Can you transcribe every line exactly and leave the pictures behind?

________________

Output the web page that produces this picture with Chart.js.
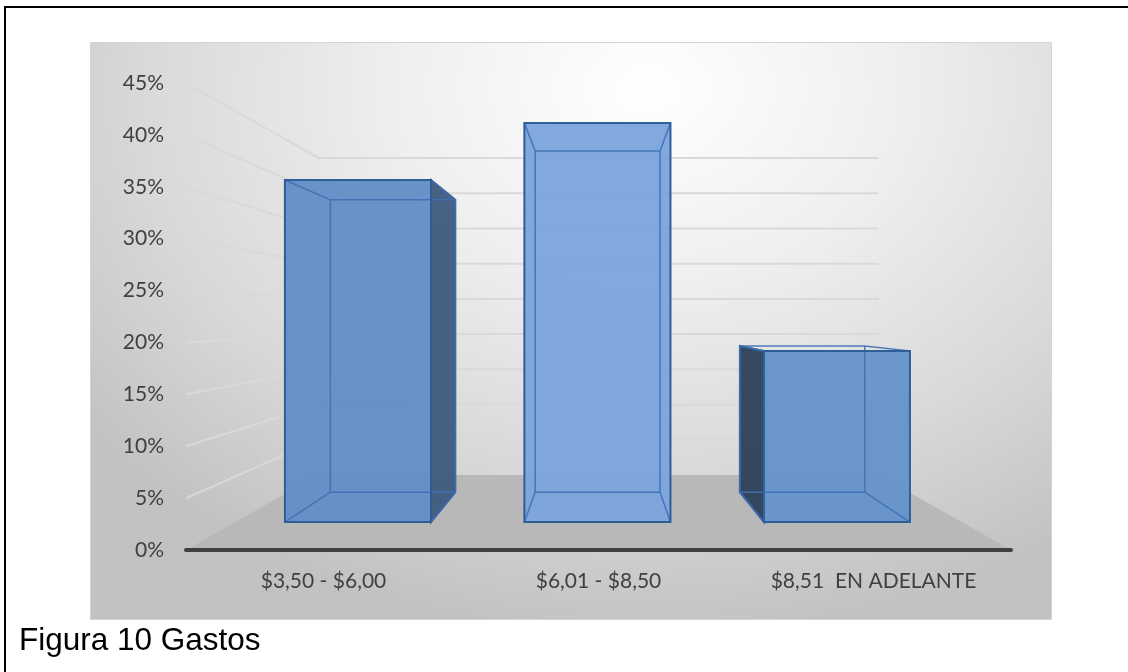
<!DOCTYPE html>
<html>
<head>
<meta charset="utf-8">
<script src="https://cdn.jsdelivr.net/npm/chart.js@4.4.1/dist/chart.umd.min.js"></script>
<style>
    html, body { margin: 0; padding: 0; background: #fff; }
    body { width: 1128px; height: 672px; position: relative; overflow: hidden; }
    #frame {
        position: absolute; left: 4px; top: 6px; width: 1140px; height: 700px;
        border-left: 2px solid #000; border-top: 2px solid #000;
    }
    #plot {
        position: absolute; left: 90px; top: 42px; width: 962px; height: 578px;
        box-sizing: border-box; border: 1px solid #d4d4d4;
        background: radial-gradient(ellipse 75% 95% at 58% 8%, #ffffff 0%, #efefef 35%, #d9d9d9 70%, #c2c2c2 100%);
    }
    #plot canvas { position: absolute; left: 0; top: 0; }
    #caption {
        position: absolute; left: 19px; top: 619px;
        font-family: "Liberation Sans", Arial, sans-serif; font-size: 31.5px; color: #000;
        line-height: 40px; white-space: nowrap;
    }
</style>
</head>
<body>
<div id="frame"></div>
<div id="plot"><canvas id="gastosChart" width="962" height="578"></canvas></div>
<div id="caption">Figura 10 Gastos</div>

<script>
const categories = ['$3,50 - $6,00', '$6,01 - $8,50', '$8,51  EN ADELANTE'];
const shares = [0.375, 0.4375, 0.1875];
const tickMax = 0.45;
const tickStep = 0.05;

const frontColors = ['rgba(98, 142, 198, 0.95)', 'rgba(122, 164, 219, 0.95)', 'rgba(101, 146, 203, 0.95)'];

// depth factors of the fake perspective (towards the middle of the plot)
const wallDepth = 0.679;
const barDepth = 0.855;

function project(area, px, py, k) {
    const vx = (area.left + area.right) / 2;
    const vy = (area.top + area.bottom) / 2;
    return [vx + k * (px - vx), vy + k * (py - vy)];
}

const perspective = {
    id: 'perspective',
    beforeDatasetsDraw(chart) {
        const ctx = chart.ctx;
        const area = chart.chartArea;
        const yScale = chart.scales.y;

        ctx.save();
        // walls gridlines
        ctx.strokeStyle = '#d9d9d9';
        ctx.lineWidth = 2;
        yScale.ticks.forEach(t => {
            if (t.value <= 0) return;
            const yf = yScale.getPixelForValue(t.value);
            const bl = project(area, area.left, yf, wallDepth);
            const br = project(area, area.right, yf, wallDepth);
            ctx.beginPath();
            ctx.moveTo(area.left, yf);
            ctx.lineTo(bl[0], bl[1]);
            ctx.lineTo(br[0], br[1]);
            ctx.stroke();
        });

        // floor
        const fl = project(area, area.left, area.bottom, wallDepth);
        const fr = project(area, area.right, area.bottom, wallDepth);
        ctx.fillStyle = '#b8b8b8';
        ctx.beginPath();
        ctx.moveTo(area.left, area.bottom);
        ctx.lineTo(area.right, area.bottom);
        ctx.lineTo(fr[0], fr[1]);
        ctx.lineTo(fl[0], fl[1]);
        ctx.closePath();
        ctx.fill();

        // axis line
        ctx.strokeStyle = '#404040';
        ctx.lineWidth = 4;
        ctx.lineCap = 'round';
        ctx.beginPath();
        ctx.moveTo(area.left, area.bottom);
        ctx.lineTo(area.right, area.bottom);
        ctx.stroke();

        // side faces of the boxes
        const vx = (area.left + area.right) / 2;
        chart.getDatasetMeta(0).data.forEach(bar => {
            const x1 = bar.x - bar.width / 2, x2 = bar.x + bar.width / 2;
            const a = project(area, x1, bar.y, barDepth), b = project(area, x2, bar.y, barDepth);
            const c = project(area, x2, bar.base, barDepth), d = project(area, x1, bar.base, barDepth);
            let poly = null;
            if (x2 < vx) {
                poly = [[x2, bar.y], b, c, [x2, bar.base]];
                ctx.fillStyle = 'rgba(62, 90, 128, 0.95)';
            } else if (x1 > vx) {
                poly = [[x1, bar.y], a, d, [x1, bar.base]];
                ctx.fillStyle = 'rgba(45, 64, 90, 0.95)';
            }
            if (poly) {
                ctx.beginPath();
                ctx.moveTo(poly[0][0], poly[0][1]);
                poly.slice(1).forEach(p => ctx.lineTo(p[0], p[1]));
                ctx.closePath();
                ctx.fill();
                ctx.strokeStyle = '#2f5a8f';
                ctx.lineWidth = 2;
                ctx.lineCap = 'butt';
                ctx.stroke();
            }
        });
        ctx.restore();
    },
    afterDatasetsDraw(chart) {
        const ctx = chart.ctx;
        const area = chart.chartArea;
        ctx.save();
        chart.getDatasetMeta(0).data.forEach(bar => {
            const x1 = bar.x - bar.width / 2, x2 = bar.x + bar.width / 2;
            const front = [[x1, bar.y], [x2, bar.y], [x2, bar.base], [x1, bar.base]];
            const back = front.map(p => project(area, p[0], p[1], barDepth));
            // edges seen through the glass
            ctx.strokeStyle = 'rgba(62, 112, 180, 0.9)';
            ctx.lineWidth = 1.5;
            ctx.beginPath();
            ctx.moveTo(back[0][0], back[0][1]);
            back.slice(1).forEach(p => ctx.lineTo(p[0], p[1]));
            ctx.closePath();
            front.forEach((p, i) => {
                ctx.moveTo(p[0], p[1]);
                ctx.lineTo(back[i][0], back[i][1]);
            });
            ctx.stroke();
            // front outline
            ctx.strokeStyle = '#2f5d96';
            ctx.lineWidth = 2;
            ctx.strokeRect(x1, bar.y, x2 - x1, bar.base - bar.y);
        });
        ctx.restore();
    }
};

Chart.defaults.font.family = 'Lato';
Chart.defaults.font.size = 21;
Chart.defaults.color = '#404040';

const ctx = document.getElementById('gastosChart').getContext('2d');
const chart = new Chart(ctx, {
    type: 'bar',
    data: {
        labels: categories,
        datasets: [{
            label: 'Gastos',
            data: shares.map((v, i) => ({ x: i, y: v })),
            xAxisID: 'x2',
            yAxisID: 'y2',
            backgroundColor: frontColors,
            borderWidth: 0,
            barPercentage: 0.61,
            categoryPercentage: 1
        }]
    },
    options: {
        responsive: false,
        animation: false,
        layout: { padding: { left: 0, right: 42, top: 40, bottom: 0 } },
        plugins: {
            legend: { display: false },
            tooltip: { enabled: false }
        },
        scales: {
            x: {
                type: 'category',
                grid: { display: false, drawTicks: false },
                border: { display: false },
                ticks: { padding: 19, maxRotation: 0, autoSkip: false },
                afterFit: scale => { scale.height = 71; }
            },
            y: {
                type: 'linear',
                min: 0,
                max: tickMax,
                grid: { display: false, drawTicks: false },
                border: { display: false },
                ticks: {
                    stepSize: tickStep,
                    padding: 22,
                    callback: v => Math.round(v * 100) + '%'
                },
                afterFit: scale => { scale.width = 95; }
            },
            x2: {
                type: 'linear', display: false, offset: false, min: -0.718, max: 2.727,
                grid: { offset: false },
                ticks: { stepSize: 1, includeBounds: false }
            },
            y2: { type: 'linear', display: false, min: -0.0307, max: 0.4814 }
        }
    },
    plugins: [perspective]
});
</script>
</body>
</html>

________________

— IN RESPONSE —
Output the web page that produces this picture with Chart.js.
<!DOCTYPE html>
<html>
<head>
<meta charset="utf-8">
<script src="https://cdn.jsdelivr.net/npm/chart.js@4.4.1/dist/chart.umd.min.js"></script>
<style>
    html, body { margin: 0; padding: 0; background: #fff; }
    body { width: 1128px; height: 672px; position: relative; overflow: hidden; }
    #frame {
        position: absolute; left: 4px; top: 6px; width: 1140px; height: 700px;
        border-left: 2px solid #000; border-top: 2px solid #000;
    }
    #plot {
        position: absolute; left: 90px; top: 42px; width: 962px; height: 578px;
        box-sizing: border-box; border: 1px solid #d4d4d4;
        background: radial-gradient(ellipse 75% 95% at 58% 8%, #ffffff 0%, #efefef 35%, #d9d9d9 70%, #c2c2c2 100%);
    }
    #plot canvas { position: absolute; left: 0; top: 0; }
    #caption {
        position: absolute; left: 19px; top: 619px;
        font-family: "Liberation Sans", Arial, sans-serif; font-size: 31.5px; color: #000;
        line-height: 40px; white-space: nowrap;
    }
</style>
</head>
<body>
<div id="frame"></div>
<div id="plot"><canvas id="gastosChart" width="962" height="578"></canvas></div>
<div id="caption">Figura 10 Gastos</div>

<script>
const categories = ['$3,50 - $6,00', '$6,01 - $8,50', '$8,51  EN ADELANTE'];
const shares = [0.375, 0.4375, 0.1875];
const tickMax = 0.45;
const tickStep = 0.05;

const frontColors = ['rgba(98, 142, 198, 0.95)', 'rgba(122, 164, 219, 0.95)', 'rgba(101, 146, 203, 0.95)'];

// depth factors of the fake perspective (towards the middle of the plot)
const wallDepth = 0.679;
const barDepth = 0.855;

function project(area, px, py, k) {
    const vx = (area.left + area.right) / 2;
    const vy = (area.top + area.bottom) / 2;
    return [vx + k * (px - vx), vy + k * (py - vy)];
}

const perspective = {
    id: 'perspective',
    beforeDatasetsDraw(chart) {
        const ctx = chart.ctx;
        const area = chart.chartArea;
        const yScale = chart.scales.y;

        ctx.save();
        // walls gridlines
        ctx.strokeStyle = '#d9d9d9';
        ctx.lineWidth = 2;
        yScale.ticks.forEach(t => {
            if (t.value <= 0) return;
            const yf = yScale.getPixelForValue(t.value);
            const bl = project(area, area.left, yf, wallDepth);
            const br = project(area, area.right, yf, wallDepth);
            ctx.beginPath();
            ctx.moveTo(area.left, yf);
            ctx.lineTo(bl[0], bl[1]);
            ctx.lineTo(br[0], br[1]);
            ctx.stroke();
        });

        // floor
        const fl = project(area, area.left, area.bottom, wallDepth);
        const fr = project(area, area.right, area.bottom, wallDepth);
        ctx.fillStyle = '#b8b8b8';
        ctx.beginPath();
        ctx.moveTo(area.left, area.bottom);
        ctx.lineTo(area.right, area.bottom);
        ctx.lineTo(fr[0], fr[1]);
        ctx.lineTo(fl[0], fl[1]);
        ctx.closePath();
        ctx.fill();

        // axis line
        ctx.strokeStyle = '#404040';
        ctx.lineWidth = 4;
        ctx.lineCap = 'round';
        ctx.beginPath();
        ctx.moveTo(area.left, area.bottom);
        ctx.lineTo(area.right, area.bottom);
        ctx.stroke();

        // side faces of the boxes
        const vx = (area.left + area.right) / 2;
        chart.getDatasetMeta(0).data.forEach(bar => {
            const x1 = bar.x - bar.width / 2, x2 = bar.x + bar.width / 2;
            const a = project(area, x1, bar.y, barDepth), b = project(area, x2, bar.y, barDepth);
            const c = project(area, x2, bar.base, barDepth), d = project(area, x1, bar.base, barDepth);
            let poly = null;
            if (x2 < vx) {
                poly = [[x2, bar.y], b, c, [x2, bar.base]];
                ctx.fillStyle = 'rgba(62, 90, 128, 0.95)';
            } else if (x1 > vx) {
                poly = [[x1, bar.y], a, d, [x1, bar.base]];
                ctx.fillStyle = 'rgba(45, 64, 90, 0.95)';
            }
            if (poly) {
                ctx.beginPath();
                ctx.moveTo(poly[0][0], poly[0][1]);
                poly.slice(1).forEach(p => ctx.lineTo(p[0], p[1]));
                ctx.closePath();
                ctx.fill();
                ctx.strokeStyle = '#2f5a8f';
                ctx.lineWidth = 2;
                ctx.lineCap = 'butt';
                ctx.stroke();
            }
        });
        ctx.restore();
    },
    afterDatasetsDraw(chart) {
        const ctx = chart.ctx;
        const area = chart.chartArea;
        ctx.save();
        chart.getDatasetMeta(0).data.forEach(bar => {
            const x1 = bar.x - bar.width / 2, x2 = bar.x + bar.width / 2;
            const front = [[x1, bar.y], [x2, bar.y], [x2, bar.base], [x1, bar.base]];
            const back = front.map(p => project(area, p[0], p[1], barDepth));
            // edges seen through the glass
            ctx.strokeStyle = 'rgba(62, 112, 180, 0.9)';
            ctx.lineWidth = 1.5;
            ctx.beginPath();
            ctx.moveTo(back[0][0], back[0][1]);
            back.slice(1).forEach(p => ctx.lineTo(p[0], p[1]));
            ctx.closePath();
            front.forEach((p, i) => {
                ctx.moveTo(p[0], p[1]);
                ctx.lineTo(back[i][0], back[i][1]);
            });
            ctx.stroke();
            // front outline
            ctx.strokeStyle = '#2f5d96';
            ctx.lineWidth = 2;
            ctx.strokeRect(x1, bar.y, x2 - x1, bar.base - bar.y);
        });
        ctx.restore();
    }
};

Chart.defaults.font.family = 'Lato';
Chart.defaults.font.size = 21;
Chart.defaults.color = '#404040';

const ctx = document.getElementById('gastosChart').getContext('2d');
const chart = new Chart(ctx, {
    type: 'bar',
    data: {
        labels: categories,
        datasets: [{
            label: 'Gastos',
            data: shares.map((v, i) => ({ x: i, y: v })),
            xAxisID: 'x2',
            yAxisID: 'y2',
            backgroundColor: frontColors,
            borderWidth: 0,
            barPercentage: 0.61,
            categoryPercentage: 1
        }]
    },
    options: {
        responsive: false,
        animation: false,
        layout: { padding: { left: 0, right: 42, top: 40, bottom: 0 } },
        plugins: {
            legend: { display: false },
            tooltip: { enabled: false }
        },
        scales: {
            x: {
                type: 'category',
                grid: { display: false, drawTicks: false },
                border: { display: false },
                ticks: { padding: 19, maxRotation: 0, autoSkip: false },
                afterFit: scale => { scale.height = 71; }
            },
            y: {
                type: 'linear',
                min: 0,
                max: tickMax,
                grid: { display: false, drawTicks: false },
                border: { display: false },
                ticks: {
                    stepSize: tickStep,
                    padding: 22,
                    callback: v => Math.round(v * 100) + '%'
                },
                afterFit: scale => { scale.width = 95; }
            },
            x2: {
                type: 'linear', display: false, offset: false, min: -0.718, max: 2.727,
                grid: { offset: false },
                ticks: { stepSize: 1, includeBounds: false }
            },
            y2: { type: 'linear', display: false, min: -0.0307, max: 0.4814 }
        }
    },
    plugins: [perspective]
});
</script>
</body>
</html>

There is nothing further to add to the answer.